10 июня 1935 года он выходит на защиту кандидатской диссертации.
ЗАЩИТА
С этого момента жизнь Мир-Али Кашкая приобретает явное ускорение.
Часть ленинградских ученых переброшена в Москву, куда перебазировался ГИН — Геологический институт. Там же получает новую работу его научный руководитель, сотрудничество с которым приобретает постоянный, рабочий характер. Лебедев торопит Кашкая с диссертацией, одновременно рекомендуя ему после защиты окончательно также перебраться в Москву. Благо работы хватает, квалифицированные специалисты наперечет, а Кашкай зарекомендовал себя вдумчивым, исполнительным ученым, со значительным опытом практической работы. Как-то незаметно он освоился в новой структуре Академии наук СССР, также перебравшейся в Москву: ему все время поручают различные срочные задания, он постоянно нужен в Институте геологии.
Телеграмма из Ленинграда о предстоящей защите 10 июня 1935 года застает его почти врасплох. Будучи человеком скрупулезным, старающимся до конца отшлифовать каждую мысль, каждую фразу, он тем не менее вынужден срочно выслать текст диссертации в Институт петрографии.
В связи с этим на защите вспыхнет краткая, но острая полемика.
«Учитывая длительный срок — два года — обработки материалов, от автора можно было бы ожидать более точного оформления работы, — скажет один из оппонентов старший специалист Б. М. Куплетский. — Однако объемистая рукопись, претендующая на достаточно полное освещение района, страдает некоторыми, вызывающими сожаление, дефектами»{41}.

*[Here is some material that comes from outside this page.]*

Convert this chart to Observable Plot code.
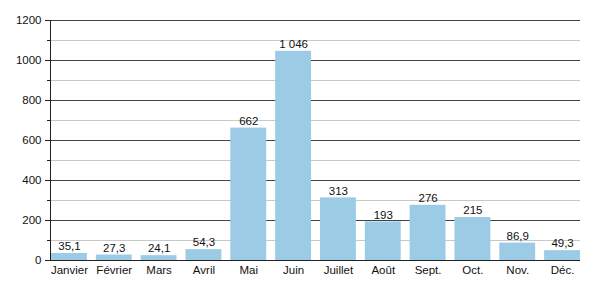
<!DOCTYPE html>
<html><head><meta charset="utf-8">
<script src="https://cdn.jsdelivr.net/npm/d3@7"></script>
<script src="https://cdn.jsdelivr.net/npm/@observablehq/plot@0.6"></script>
<style>body{margin:0;background:#fff}</style>
</head><body><div id="chart"></div>
<script>
const months = ["Janvier","Février","Mars","Avril","Mai","Juin","Juillet","Août","Sept.","Oct.","Nov.","Déc."];
const values = [35.1,27.3,24.1,54.3,662,1046,313,193,276,215,86.9,49.3];
const majorTicks = [0,200,400,600,800,1000,1200];
const minorTicks = [100,300,500,700,900,1100];

const data = months.map((m,i)=>({month:m, value:values[i]}));
const fr = d3.formatLocale({decimal:",", thousands:" ", grouping:[3], currency:["",""]});
const fmt = fr.format(",");

const chart = Plot.plot({
  width:600, height:300,
  marginLeft:50, marginRight:20, marginTop:20, marginBottom:40,
  style:{fontFamily:"Liberation Sans, Arial, sans-serif", fontSize:"11px", color:"#222", background:"#fff"},
  x:{domain:months, range:[51,580], paddingInner:0.2, paddingOuter:0, align:0.5, round:false, label:null},
  y:{domain:[0,1200], label:null},
  marks:[
    Plot.ruleY(minorTicks,{stroke:"#c8c8c8", strokeWidth:1}),
    Plot.ruleY(majorTicks,{stroke:"#444", strokeWidth:1}),
    Plot.barY(data,{x:"month", y:"value", fill:"#9bcbe5"}),
    Plot.ruleY([0],{stroke:"#222", strokeWidth:1}),
    Plot.text(data,{x:"month", y:"value", text:d=>fmt(d.value), dy:-7, fill:"#111", fontSize:11.5}),
    Plot.axisY({ticks:majorTicks, tickSize:5, tickPadding:4, tickFormat:d=>String(d), stroke:"#222", fill:"#111", fontSize:11.5}),
    Plot.axisY({ticks:minorTicks, tickSize:3, tickFormat:()=>"", stroke:"#222"}),
    Plot.axisX({tickSize:0, tickPadding:5, fill:"#111", fontSize:11.5}),
    Plot.frame({anchor:"left", stroke:"#222"})
  ]
});
document.getElementById("chart").append(chart);
</script></body></html>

М. Кашкай, заключительное слово:
«Вынужден обратить внимание оппонентов, что должен был защищать диссертацию несколько позже и поэтому не смог в сжатые сроки до конца откорректировать всю работу. Хотел бы также заметить, что два года вовсе не такой уж достаточный срок для того, чтобы произвести серьезную геолого-петрографическую работу, к тому же на белом пятне. Кроме того, по ходу исследования было решено особое, большее внимание уделить геохимии минеральных источников и вопросам их радиоактивности»{42}.